The passage consists of a scissor staircase, a mezzanine platform, and a pillar-less rotating staircase. The traffic space, made of glass bricks and coral bead-colored steel plates, connects several stop-and-go areas, slowing down the passage and mitigating the daunting number of steps created by the high ceiling. It also enriches the overall experience.
The three-act structure, a typical storytelling technique used in Hollywood films, stems from Aristotle’s definition of the basic elements of a story: beginning, middle, and end. The “three-act play” concept originates in stage plays, derived from the French playwright Eugene Scribe in the 19th century. The three acts typically occupy 1/4, 1/2, and 1/4 of the time, respectively. A “turning point” occurs at the end of the first and second acts, altering the course of the story. We have borrowed this concept for this project.
The first act is designed to lay the groundwork. As you enter the stairwell, a large-scale outward-facing window directly opposite the temple leads your gaze to the building within the temple.

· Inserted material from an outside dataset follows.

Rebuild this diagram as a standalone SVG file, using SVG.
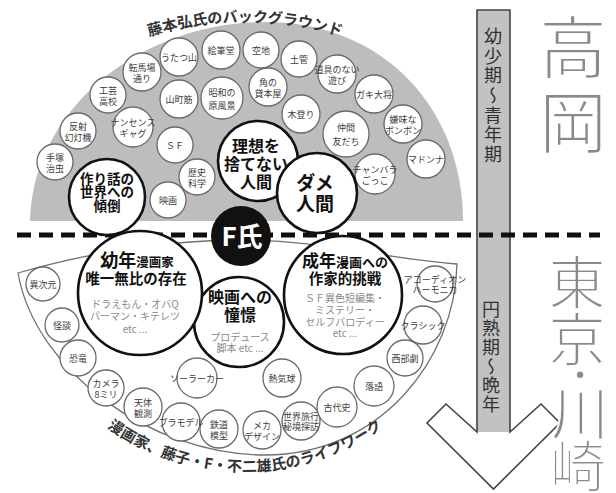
<svg xmlns="http://www.w3.org/2000/svg" width="616" height="493" viewBox="0 0 616 493">
<style>
text { font-family: "Noto Sans CJK JP", "Noto Sans CJK SC", sans-serif; text-anchor: middle; }
.sc { fill:#fff; stroke:#6a6a6a; stroke-width:1.3; }
.st { font-size:9px; fill:#3c3c3c; dominant-baseline:central; }
.bc { fill:#fff; stroke:#111; stroke-width:2.6; }
.bt { font-weight:bold; fill:#111; }
.gt { font-size:10px; fill:#8a8a8a; }
.big { fill:#8a8a8a; stroke:#fff; stroke-width:2; dominant-baseline:central; }
.vt { font-size:18px; fill:#333; writing-mode:vertical-rl; text-anchor:start; }
.arc { font-size:15px; font-weight:bold; fill:#333; }
</style>
<defs>
<path id="arcTop" d="M100,55.6 A330,330 0 0 1 390,55.6"/>
<path id="arcBot" d="M68,392 A236,236 0 0 0 422,392"/>
</defs>

<!-- top background fan -->
<path id="fan" d="M30,221 C32,110 140,22 265,22 C385,22 463,110 463,221 Z" fill="#bdbdbd"/>
<text class="arc"><textPath href="#arcTop" startOffset="50%">藤本弘氏のバックグラウンド</textPath></text>

<!-- bottom region outline -->
<path id="life" d="M18,273 C90,252 170,240 241,240 C320,240 380,258 457,264 C455,360 380,455 265,455 C150,455 35,370 18,273 Z" fill="#fff" stroke="#707070" stroke-width="1.3"/>
<text class="arc"><textPath href="#arcBot" startOffset="50%">漫画家、藤子・F・不二雄氏のライフワーク</textPath></text>

<!-- arrow -->
<g id="arrow">
<rect x="477" y="10" width="33" height="422" fill="#c2c2c2"/>
<path d="M477,10 L510,10 L510,432 L541,404 L560,423 L493.5,489 L427,423 L446,404 L477,432 Z" fill="none" stroke="#444" stroke-width="1.6"/>
<text class="vt" x="493" y="27" letter-spacing="1.7">幼少期〜青年期</text>
<text class="vt" x="491" y="300" letter-spacing="1">円熟期〜晩年</text>
</g>

<!-- place names -->
<g id="places">
<text class="big" x="573" y="43" font-size="68">高</text>
<text class="big" x="573" y="118" font-size="68">岡</text>
<text class="big" x="577" y="279" font-size="58" stroke-width="1.7">東</text>
<text class="big" x="577" y="336" font-size="58" stroke-width="1.7">京</text>
<text class="big" x="580" y="373" font-size="40" stroke-width="1.7">・</text>
<text class="big" x="580" y="410" font-size="58" stroke-width="1.7">川</text>
<text class="big" x="578" y="462" font-size="56" stroke-width="1.7">崎</text>
</g>

<!-- dashed divider -->
<line x1="17" y1="235" x2="600" y2="235" stroke="#111" stroke-width="5" stroke-dasharray="14 8"/>

<!-- top small circles -->
<g id="t-tezuka"><circle class="sc" cx="55" cy="162" r="18"/><text class="st" font-size="8.5"><tspan x="55" y="156.5">手塚</tspan><tspan x="55" y="167.5">治虫</tspan></text></g>
<g id="t-gentoki"><circle class="sc" cx="78" cy="131" r="18"/><text class="st" font-size="8.5"><tspan x="78" y="125.5">反射</tspan><tspan x="78" y="136.5">幻灯機</tspan></text></g>
<g id="t-kogei"><circle class="sc" cx="108" cy="95" r="18"/><text class="st" font-size="8.5"><tspan x="108" y="89.5">工芸</tspan><tspan x="108" y="100.5">高校</tspan></text></g>
<g id="t-dori"><circle class="sc" cx="142" cy="72" r="19"/><text class="st" font-size="8.5"><tspan x="142" y="66.5">転馬場</tspan><tspan x="142" y="77.5">通り</tspan></text></g>
<g id="t-utatsu"><circle class="sc" cx="179" cy="57" r="19"/><text class="st" x="179" y="57" font-size="8.5">うたつ山</text></g>
<g id="t-ehitsu"><circle class="sc" cx="221" cy="50" r="19"/><text class="st" x="221" y="50" font-size="8.5">絵筆堂</text></g>
<g id="t-akichi"><circle class="sc" cx="261" cy="50" r="18"/><text class="st" x="261" y="50">空地</text></g>
<g id="t-dokan"><circle class="sc" cx="299" cy="59" r="18"/><text class="st" x="299" y="59">土管</text></g>
<g id="t-dogu"><circle class="sc" cx="337" cy="74" r="19"/><text class="st" font-size="8"><tspan x="337" y="68.5">道具のない</tspan><tspan x="337" y="79.5">遊び</tspan></text></g>
<g id="t-gaki"><circle class="sc" cx="374" cy="94" r="19"/><text class="st" x="374" y="94" font-size="8.5">ガキ大将</text></g>
<g id="t-bonbon"><circle class="sc" cx="403" cy="124" r="19"/><text class="st" font-size="8"><tspan x="403" y="118.5">嫌味な</tspan><tspan x="403" y="129.5">ボンボン</tspan></text></g>
<g id="t-madonna"><circle class="sc" cx="426" cy="159" r="19"/><text class="st" x="426" y="159" font-size="8">マドンナ</text></g>
<g id="t-chanbara"><circle class="sc" cx="375" cy="174" r="20"/><text class="st" font-size="8"><tspan x="375" y="168.5">チャンバラ</tspan><tspan x="375" y="179.5">ごっこ</tspan></text></g>
<g id="t-nakama"><circle class="sc" cx="346" cy="134" r="23"/><text class="st" font-size="11.5"><tspan x="346" y="127">仲間</tspan><tspan x="346" y="141">友だち</tspan></text></g>
<g id="t-kinobori"><circle class="sc" cx="301" cy="114" r="19"/><text class="st" x="301" y="114" font-size="8.5">木登り</text></g>
<g id="t-kado"><circle class="sc" cx="268" cy="87" r="19"/><text class="st" font-size="8.5"><tspan x="268" y="81.5">角の</tspan><tspan x="268" y="92.5">貸本屋</tspan></text></g>
<g id="t-showa"><circle class="sc" cx="222" cy="98" r="21"/><text class="st" font-size="10"><tspan x="222" y="91.5">昭和の</tspan><tspan x="222" y="104.5">原風景</tspan></text></g>
<g id="t-yamacho"><circle class="sc" cx="179" cy="99" r="19"/><text class="st" x="179" y="99">山町筋</text></g>
<g id="t-nonsense"><circle class="sc" cx="133" cy="127" r="20"/><text class="st" font-size="8.5"><tspan x="133" y="121.5">ナンセンス</tspan><tspan x="133" y="132.5">ギャグ</tspan></text></g>
<g id="t-sf"><circle class="sc" cx="175" cy="145" r="18"/><text class="st" x="175" y="145" font-size="10">ＳＦ</text></g>
<g id="t-eiga"><circle class="sc" cx="168" cy="200" r="18"/><text class="st" x="168" y="200">映画</text></g>
<g id="t-rekishi"><circle class="sc" cx="197" cy="177" r="18"/><text class="st"><tspan x="197" y="171.5">歴史</tspan><tspan x="197" y="182.5">科学</tspan></text></g>

<!-- top big circles -->
<g id="n-tsukuri"><circle class="bc" cx="107" cy="197" r="38"/><text class="bt" font-size="13.5"><tspan x="107" y="183.5">作り話の</tspan><tspan x="107" y="197">世界への</tspan><tspan x="107" y="210.5">傾倒</tspan></text></g>
<g id="n-riso"><circle class="bc" cx="258" cy="161" r="40"/><text class="bt" font-size="16"><tspan x="256" y="152">理想を</tspan><tspan x="256" y="170">捨てない</tspan><tspan x="256" y="188">人間</tspan></text></g>
<g id="n-dame"><circle class="bc" cx="317" cy="193" r="40"/><text class="bt" font-size="19"><tspan x="315" y="190">ダメ</tspan><tspan x="315" y="211">人間</tspan></text></g>

<!-- bottom small circles -->
<g id="b-ijigen"><circle class="sc" cx="43" cy="284" r="17"/><text class="st" x="43" y="284">異次元</text></g>
<g id="b-kaidan"><circle class="sc" cx="62" cy="325" r="17"/><text class="st" x="62" y="325">怪談</text></g>
<g id="b-kyoryu"><circle class="sc" cx="78" cy="358" r="18"/><text class="st" x="78" y="358">恐竜</text></g>
<g id="b-camera"><circle class="sc" cx="106" cy="388" r="18"/><text class="st" font-size="8.5"><tspan x="106" y="382.5">カメラ</tspan><tspan x="106" y="393.5">8ミリ</tspan></text></g>
<g id="b-tentai"><circle class="sc" cx="143" cy="407" r="19"/><text class="st"><tspan x="143" y="401.5">天体</tspan><tspan x="143" y="412.5">観測</tspan></text></g>
<g id="b-tetsudo"><circle class="sc" cx="219" cy="429" r="19"/><text class="st"><tspan x="219" y="423.5">鉄道</tspan><tspan x="219" y="434.5">模型</tspan></text></g>
<g id="b-plamo"><circle class="sc" cx="181" cy="422" r="19"/><text class="st" x="181" y="422" font-size="7.5">プラモデル</text></g>
<g id="b-solar"><circle class="sc" cx="197" cy="378" r="20"/><text class="st" x="197" y="378" font-size="9">ソーラーカー</text></g>
<g id="b-meka"><circle class="sc" cx="262" cy="430" r="19"/><text class="st" font-size="8"><tspan x="262" y="424.5">メカ</tspan><tspan x="262" y="435.5">デザイン</tspan></text></g>
<g id="b-sekai"><circle class="sc" cx="301" cy="421" r="19"/><text class="st" font-size="7.5"><tspan x="301" y="416">世界旅行</tspan><tspan x="301" y="426">秘境探訪</tspan></text></g>
<g id="b-kodai"><circle class="sc" cx="337" cy="407" r="20"/><text class="st" x="337" y="407">古代史</text></g>
<g id="b-rakugo"><circle class="sc" cx="374" cy="386" r="20"/><text class="st" x="374" y="386">落語</text></g>
<g id="b-seibu"><circle class="sc" cx="405" cy="358" r="18"/><text class="st" x="405" y="358">西部劇</text></g>
<g id="b-netsu"><circle class="sc" cx="282" cy="378" r="19"/><text class="st" x="282" y="378">熱気球</text></g>
<g id="b-classic"><circle class="sc" cx="423" cy="325" r="19"/><text class="st" x="423" y="325" font-size="8">クラシック</text></g>
<g id="b-accordion"><circle class="sc" cx="435" cy="284" r="18"/><text class="st" font-size="6.5"><tspan x="435" y="279">アコーディオン</tspan><tspan x="435" y="289">ハーモニカ</tspan></text></g>

<!-- bottom big circles -->
<g id="n-eiga"><circle class="bc" cx="239" cy="322" r="45"/><text class="bt" font-size="16"><tspan x="240" y="303">映画への</tspan><tspan x="240" y="321">憧憬</tspan></text><text class="gt"><tspan x="240" y="341">プロデュース</tspan><tspan x="240" y="352">脚本 etc ...</tspan></text></g>
<g id="n-yonen"><circle class="bc" cx="140" cy="293" r="62"/><text class="bt" x="137" y="266.5"><tspan font-size="18">幼年</tspan><tspan font-size="12.5">漫画家</tspan></text><text class="bt" x="136" y="284" font-size="14.5">唯一無比の存在</text><text class="gt"><tspan x="135" y="308">ドラえもん・オバQ</tspan><tspan x="135" y="320">パーマン・キテレツ</tspan><tspan x="135" y="333">etc ...</tspan></text></g>
<g id="n-seinen"><circle class="bc" cx="343" cy="295" r="59"/><text class="bt" x="345" y="267"><tspan font-size="17">成年</tspan><tspan font-size="13">漫画への</tspan></text><text class="bt" x="345" y="284" font-size="14.5">作家的挑戦</text><text class="gt"><tspan x="345" y="302">ＳＦ異色短編集・</tspan><tspan x="345" y="314">ミステリー・</tspan><tspan x="345" y="326">セルフパロディー</tspan><tspan x="345" y="337">etc ...</tspan></text></g>

<!-- center -->
<g id="n-f"><circle cx="241" cy="236" r="30" fill="#111"/><text x="242" y="245.5" font-size="26" font-weight="bold" fill="#fff">F氏</text></g>
</svg>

The coral bead red of the stairwell walls, ceiling, and floor continues the temple wall, creating a dialogue with the temple. The viewing window actually looks both inwards and outwards: it frames a section of the wall for the interior while for the exterior, the visitors walking up the stairs become part of the scenery.
The second act aims to create a contrast. Walking through the mezzanine corridor, you are surrounded by 4.2-meter high spaces on both sides, offering a space for buffering and relaxation while also allowing you to overlook the activity on the first floor and admire the installation specifically designed for this double-height space.
The third act aims to conclude the story, reveal the plot twists, and answer all the unresolved mysteries. The conventional double-helix pillar-less rotating staircase requires a foundation to support it. To build a pillar-less rotating staircase on the steel structure mezzanine, a central column was first erected, and the force was transferred through the mezzanine floor structure before removing part of the central column. The remaining portion serves as the handrail. The rotating staircase is the final climax of the entire ascent, a short journey comes to an end, and stepping out of the relatively narrow spiral staircase, you reach the second floor, a 9-meter-high double-slope roof space.
The seating arrangement by the window on the second floor offers a different dining experience, and it also makes this space, when viewed from the outdoor corridor on the second floor of the shopping mall, a four-grid window. The metal mesh covering the glass curtain wall pushes outwards from the window and door frames on the first floor, while on the second floor, it pulls inwards from the door frame. This spatial experience, which begins with the dynamic facade from the moment you enter the restaurant, culminates in a dynamic facade in the opposite direction on the second floor, ending with an ambiguous boundary to the space experience.
A dessert restaurant is like a stage in everyday life, where various activities unfold within a limited time and space. Dating, afternoon tea, taking photos, the constant stream of visitors are temporary performers, as well as moving visual landscapes.